Political Contrast Can Do Irreparable Harm

Our lives are full of contrast

The contrast between you and I may be interesting, if not significant. Perhaps we have different habits of worship, or we favor different sports teams, or we like different music. Contrast often makes life interesting. We learn from each other by comparing our life stories and experiences. Contrast can be good.
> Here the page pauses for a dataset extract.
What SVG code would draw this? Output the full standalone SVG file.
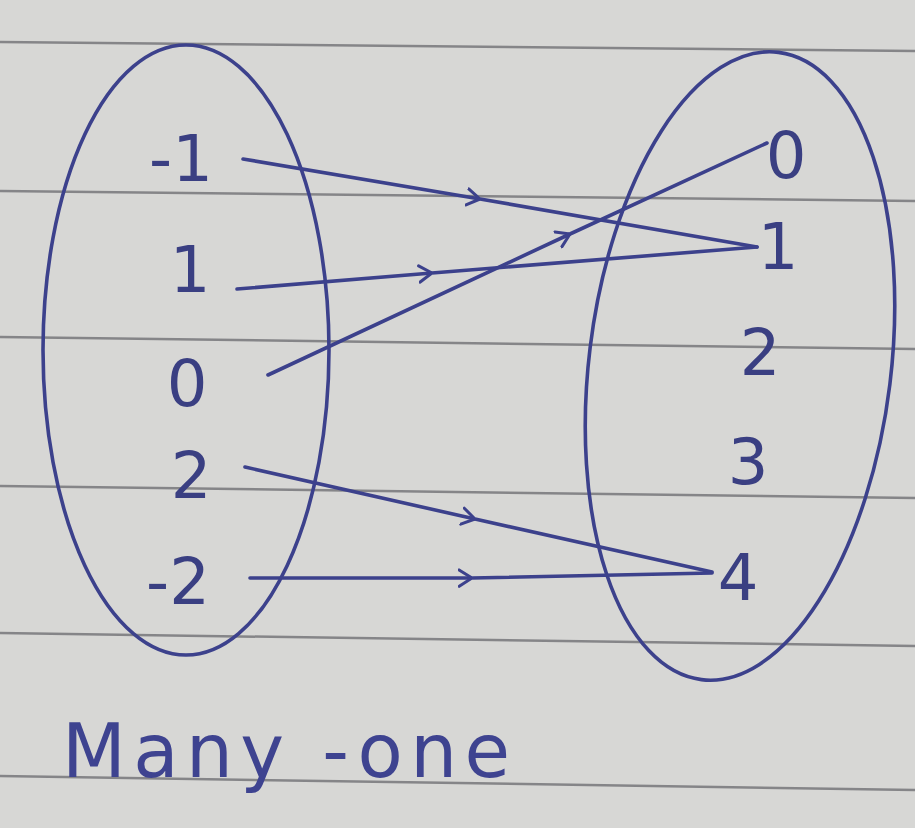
<svg xmlns="http://www.w3.org/2000/svg" width="915" height="828" viewBox="0 0 915 828">
<defs>
<style>
.paper{fill:#d7d7d5}
.rule{stroke:#858588;stroke-width:2.5;fill:none}
.ink{stroke:#3c418c;stroke-width:3.6;fill:none;stroke-linecap:round;stroke-linejoin:round}
.lbl{font-family:"DejaVu Sans","Liberation Sans",sans-serif;font-size:64px;fill:#3a3f82;text-anchor:middle}
.cap{font-family:"DejaVu Sans","Liberation Sans",sans-serif;font-size:74px;fill:#3e4390}
</style>
<marker id="chev" viewBox="0 0 12 16" refX="12" refY="8" markerWidth="14" markerHeight="20" markerUnits="userSpaceOnUse" orient="auto">
<path d="M1,1 L12,8 L1,15" fill="none" stroke="#3c418c" stroke-width="2.6" stroke-linecap="round" stroke-linejoin="round"/>
</marker>
</defs>
<rect class="paper" x="0" y="0" width="915" height="828"/>
<g id="rules">
<path class="rule" d="M0,42 L915,51"/>
<path class="rule" d="M0,191 L915,201"/>
<path class="rule" d="M0,337 L915,349"/>
<path class="rule" d="M0,486 L915,498"/>
<path class="rule" d="M0,633 L915,646"/>
<path class="rule" d="M0,776 L915,790"/>
</g>
<g id="domain">
<ellipse class="ink" cx="186" cy="350" rx="143" ry="305"/>
</g>
<g id="codomain">
<ellipse class="ink" cx="740" cy="366" rx="151" ry="316" transform="rotate(7 740 366)"/>
</g>
<g id="connectors">
<path class="ink" marker-mid="url(#chev)" d="M243,159 L480,199 L757,247"/>
<path class="ink" marker-mid="url(#chev)" d="M237,289 L432,273 L757,247"/>
<path class="ink" marker-mid="url(#chev)" d="M268,375 L570,234 L767,143"/>
<path class="ink" marker-mid="url(#chev)" d="M245,467 L475,519 L712,572"/>
<path class="ink" marker-mid="url(#chev)" d="M250,578 L472,578 L712,573"/>
</g>
<g id="node-d-m1"><text class="lbl" x="181" y="181">-1</text></g>
<g id="node-d-1"><text class="lbl" x="190" y="292">1</text></g>
<g id="node-d-0"><text class="lbl" x="187" y="406">0</text></g>
<g id="node-d-2"><text class="lbl" x="191" y="498">2</text></g>
<g id="node-d-m2"><text class="lbl" x="178" y="604">-2</text></g>
<g id="node-c-0"><text class="lbl" x="786" y="178">0</text></g>
<g id="node-c-1"><text class="lbl" x="778" y="269">1</text></g>
<g id="node-c-2"><text class="lbl" x="760" y="375">2</text></g>
<g id="node-c-3"><text class="lbl" x="748" y="484">3</text></g>
<g id="node-c-4"><text class="lbl" x="738" y="600">4</text></g>
<g id="caption"><text class="cap" x="62" y="777" textLength="448" lengthAdjust="spacing">Many -one</text></g>
</svg>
As I sit here writing this in Oregon, where some 10% of the state’s residents have either evacuated or put on notice to do so by wildfires, the air outside is yellow and thick with smoke. The fires are coming close. We are on a Level One alert wherein we are told to, “Get Ready.” Next will be Level Two where the advisory says, “Get Set.” Finally, when the flames come near, it will be Level Three. We’ll be told to simply, “Go!” The contrast from just hours ago is remarkable.

091420 Contrast

The fires are a new reality, a new normal, that has come upon us because of the climate change the world endures. The nation’s West Coast burns. Hurricanes slam the East Coast and tornadoes dance more fervently across middle America. The new reality is a contrast from yesteryears when we slept safe in our beds at night. We are now very much awake.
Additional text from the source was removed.